The Houston Texans bring one of the league’s lowest-ranked defenses into Arrowhead Stadium to face the Chiefs, but that doesn’t tell the whole story about Sunday’s playoff showdown.
The Texans ranked 28th in the league in allowing 388.3 yards per game, but allowed just 24.1 points per contest, ranking 19th in the league.
But before the Texans lost defensive end J.J. Watt to a torn pectoral injury in Week 8, the team surrendered just 16. 9 points per game while allowing 335.6 yards per game.
With Watt returning to action last week, which Texans defense will show up to face quarterback Patrick Mahomes and the potent Chiefs offense?
The Texans defense sports a talented front-seven headlined Watt, whose return last week provided the Houston defense with a much-needed boost.
Nose tackle D.J. Reader is a load in the middle, clogging up running lanes and using his power to push the middle of the pocket. Outside linebacker Whitney Mercilus is a very good pass rusher off the edge, winning mostly with speed. He also has a push/pull technique he can use to disengage blockers with ease.
Inside linebackers Benardrick McKinney and Zach Cunningham form a solid one-two punch in the middle. McKinney is adept at stopping the run with his quick mental processing. Cunningham uses speed to play sideline-to-sideline, stringing out outside runs and covering running backs out of the backfield.
The Houston secondary relies heavily on man free, cover 3 and cover 2 schemes. The Texans rebuilt this group throughout the season adding cornerbacks Gareon Conley from Oakland and Vernon Hargreaves from Tampa Bay. Both Conley and Hargreaves are mainly depth pieces, but will see the field in nickel situations and when they are giving 14-year vet Johnathan Joseph a breather. Cornerback Bradley Roby over the last few weeks has been playing his best football of the season. He aggressively jams receivers at the line of scrimmage when he is in man coverage. Free safety Justin Reid possesses great range when playing a centerfielder role.
Beating The Defense
The Chiefs need creativity in their rushing attack against the Texans. Reader, Watt and Benardrick McKinney make running between the tackles a difficult task. Kansas City can use misdirection to create some space inside.
Houston’s linebackers read the guards so if a guard pulls, the inside linebackers will flow with him. This allows the Chiefs to run the linebackers away from the point of attack. They can also use pre-snap motion to move players out of the box, creating a more favorable running situation.

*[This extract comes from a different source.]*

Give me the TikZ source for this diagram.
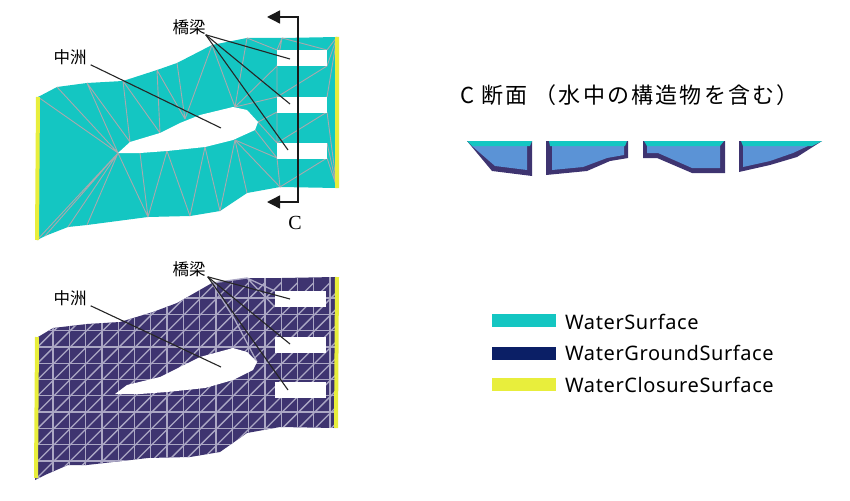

If the Chiefs wants to run at Watt, they should look to the power run game, using pullers to kick Watt out of the hole. The main attack in the rushing game needs to be on the outside with toss sweeps, jet sweeps, tap passes and stretch runs. The Chiefs need to utilize cut blocks to get the ball to the edge quickly.
The Chiefs have to be concerned with protecting Mahomes from an effective Houston pass rush. McKinney is an effective blitzer, usually running through the B-gap to get shots at the quarterback. Kansas City can combat this by getting Mahomes on the move, rolling the pocket right or left to change the Texans’ aiming point. They can also use the screen game to exploit the aggressiveness of the defense.
The passing attack for Kansas City should have a big game. The Houston defense is very soft and beatable when in zone coverage. If Mahomes can see the outside corners bailing before the snap, he will know he’s facing cover 3. That opens up easy completions on slants, skinny posts and quick screens to the outside, letting his playmakers use their speed and shiftiness to rack up big yards after the catch.
Conley is especially vulnerable to the skinny post when he is in cover 3. When the Texans run man coverage, Mahomes can attack with crossers and deep over routes. Roby is overly aggressive at the line of scrimmage and if he is unable to land his jab, he opens himself up to getting torched by speed receivers. The Houston secondary attacks aggressively when receivers break off their route, possibly opening themselves up to getting beat by a double move.
The Chiefs offense can use different formations to create problems for the Texans defense. Houston struggles to defend against bunch and stacked receivers, routinely allowing at least one receiver to run free because the corner cannot fight through traffic to get in position to cover. Bunched receiver sets also allow Kansas City to impede the linebacker’s ability to cover the running back out of the backfield, essentially working as a pick play to spring the running back for a big gain. This was part of the attack the Chiefs used in the regular season, choosing to routinely target Cunningham when he was manned up on the running back.